EUGENE, SIR: Can we damage testicles by twisting them? Or, a better way to ask given what we’re doing would be: How many times can we twist them before we’re going to have problems? — Having a Ball

Dear Ball Boys: In 1977, they made a movie called Box Ball. To call it a movie is being generous. It was a short, or in old porno parlance, a “loop.” Probably an 8mm film clip filmed in someone’s basement and distributed via all of the 42nd Street skinporiums.

I am not suggesting at all that you watch it!

I mention it only because in this “movie,” a woman twists a man’s testicles around and around and around. More than four times? I expect so. I don’t believe this caused him to die. But then again, no one has ever heard from him again. It was also sans an audio track, so we have no idea if he was screaming while they filmed. We also have no idea whether or not he ever fathered children afterward either.

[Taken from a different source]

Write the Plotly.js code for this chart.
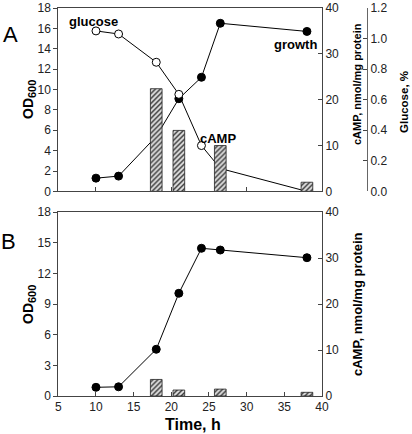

Doctors will issue warnings, but I’ll say this: let pain and discomfort be your guide. And assume that, yes, when you make your body do stuff it was not designed to do, you run certain risks. But if both of you are paying attention and err on the side of moderation, neither of you will end up with strangulated testicles. Or worse.

Does this sound like a mixed review of said testicle twisting, I ask, cringing while I do so? I sure hope so.